— start SUPPLIED MATERIAL —

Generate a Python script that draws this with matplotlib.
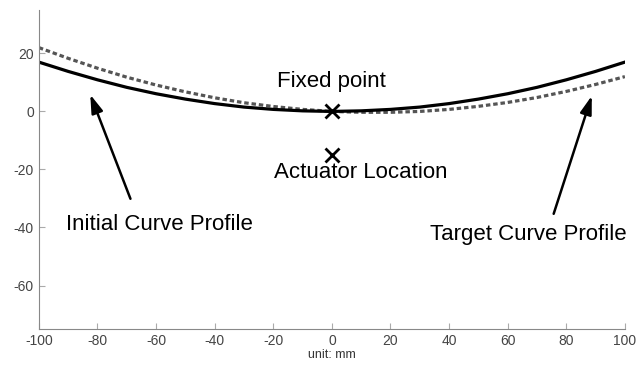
import matplotlib
matplotlib.use('Agg')
import matplotlib.pyplot as plt

plt.rcParams['font.family'] = ['Liberation Sans', 'DejaVu Sans']
plt.rcParams['axes.unicode_minus'] = False

# 曲线数据 (单位 mm)
x_mm = [-100, -90, -80, -70, -60, -50, -40, -30, -20, -10, 0,
        10, 20, 30, 40, 50, 60, 70, 80, 90, 100]
initial_profile = [17.0, 13.8, 10.9, 8.3, 6.1, 4.25, 2.7, 1.5, 0.7, 0.2, 0.0,
                   0.2, 0.7, 1.5, 2.7, 4.25, 6.1, 8.3, 10.9, 13.8, 17.0]
target_profile = [22.0, 18.3, 14.9, 11.8, 9.1, 6.75, 4.7, 3.0, 1.7, 0.7, 0.0,
                  -0.3, -0.3, 0.0, 0.7, 1.75, 3.1, 4.8, 6.9, 9.3, 12.0]

# 固定点与执行器位置
fixed_point = (0, 0)
actuator_point = (0, -15)

x_ticks = [-100, -80, -60, -40, -20, 0, 20, 40, 60, 80, 100]
y_ticks = [-60, -40, -20, 0, 20]

fig = plt.figure(figsize=(6.37, 3.66), dpi=100)
ax = fig.add_axes([0.061, 0.101, 0.92, 0.872])

ax.plot(x_mm, target_profile, color='#555555', lw=2.3, ls=(0, (1.4, 0.9)))
ax.plot(x_mm, initial_profile, color='black', lw=2.3)

ax.plot(*fixed_point, marker='x', color='black', ms=10, mew=2)
ax.plot(*actuator_point, marker='x', color='black', ms=10, mew=2)

ax.text(0, 10.3, 'Fixed point', ha='center', va='center', fontsize=16)
ax.text(10, -21, 'Actuator Location', ha='center', va='center', fontsize=16)
ax.text(-59, -38.8, 'Initial Curve Profile', ha='center', va='center', fontsize=16)
ax.text(67, -42.4, 'Target Curve Profile', ha='center', va='center', fontsize=16)

arrow = dict(arrowstyle='-|>,head_length=1.1,head_width=0.35', color='black', lw=1.8)
ax.annotate('', xy=(-82.8, 6.7), xytext=(-68.4, -31), arrowprops=arrow)
ax.annotate('', xy=(89, 6.3), xytext=(75.4, -36.2), arrowprops=arrow)

ax.set_xlim(-100, 100)
ax.set_ylim(-75, 35)
ax.set_xticks(x_ticks)
ax.set_yticks(y_ticks)
ax.set_xlabel('unit: mm', fontsize=9, color='#333333', labelpad=1)

for s in ['top', 'right']:
    ax.spines[s].set_visible(False)
for s in ['left', 'bottom']:
    ax.spines[s].set_color('#888888')
ax.tick_params(direction='in', length=4, color='#aaaaaa', labelsize=10,
               labelcolor='#444444')

plt.savefig('out.png', dpi=100)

— end SUPPLIED MATERIAL —

▶ [WHAT IS NEEDED] Exclude the images and reproduce the remaining data exactly.

▶ [EXERCISE RESULT]
Generate a Python script that draws this with matplotlib.
import matplotlib
matplotlib.use('Agg')
import matplotlib.pyplot as plt

plt.rcParams['font.family'] = ['Liberation Sans', 'DejaVu Sans']
plt.rcParams['axes.unicode_minus'] = False

# 曲线数据 (单位 mm)
x_mm = [-100, -90, -80, -70, -60, -50, -40, -30, -20, -10, 0,
        10, 20, 30, 40, 50, 60, 70, 80, 90, 100]
initial_profile = [17.0, 13.8, 10.9, 8.3, 6.1, 4.25, 2.7, 1.5, 0.7, 0.2, 0.0,
                   0.2, 0.7, 1.5, 2.7, 4.25, 6.1, 8.3, 10.9, 13.8, 17.0]
target_profile = [22.0, 18.3, 14.9, 11.8, 9.1, 6.75, 4.7, 3.0, 1.7, 0.7, 0.0,
                  -0.3, -0.3, 0.0, 0.7, 1.75, 3.1, 4.8, 6.9, 9.3, 12.0]

# 固定点与执行器位置
fixed_point = (0, 0)
actuator_point = (0, -15)

x_ticks = [-100, -80, -60, -40, -20, 0, 20, 40, 60, 80, 100]
y_ticks = [-60, -40, -20, 0, 20]

fig = plt.figure(figsize=(6.37, 3.66), dpi=100)
ax = fig.add_axes([0.061, 0.101, 0.92, 0.872])

ax.plot(x_mm, target_profile, color='#555555', lw=2.3, ls=(0, (1.4, 0.9)))
ax.plot(x_mm, initial_profile, color='black', lw=2.3)

ax.plot(*fixed_point, marker='x', color='black', ms=10, mew=2)
ax.plot(*actuator_point, marker='x', color='black', ms=10, mew=2)

ax.text(0, 10.3, 'Fixed point', ha='center', va='center', fontsize=16)
ax.text(10, -21, 'Actuator Location', ha='center', va='center', fontsize=16)
ax.text(-59, -38.8, 'Initial Curve Profile', ha='center', va='center', fontsize=16)
ax.text(67, -42.4, 'Target Curve Profile', ha='center', va='center', fontsize=16)

arrow = dict(arrowstyle='-|>,head_length=1.1,head_width=0.35', color='black', lw=1.8)
ax.annotate('', xy=(-82.8, 6.7), xytext=(-68.4, -31), arrowprops=arrow)
ax.annotate('', xy=(89, 6.3), xytext=(75.4, -36.2), arrowprops=arrow)

ax.set_xlim(-100, 100)
ax.set_ylim(-75, 35)
ax.set_xticks(x_ticks)
ax.set_yticks(y_ticks)
ax.set_xlabel('unit: mm', fontsize=9, color='#333333', labelpad=1)

for s in ['top', 'right']:
    ax.spines[s].set_visible(False)
for s in ['left', 'bottom']:
    ax.spines[s].set_color('#888888')
ax.tick_params(direction='in', length=4, color='#aaaaaa', labelsize=10,
               labelcolor='#444444')

plt.savefig('out.png', dpi=100)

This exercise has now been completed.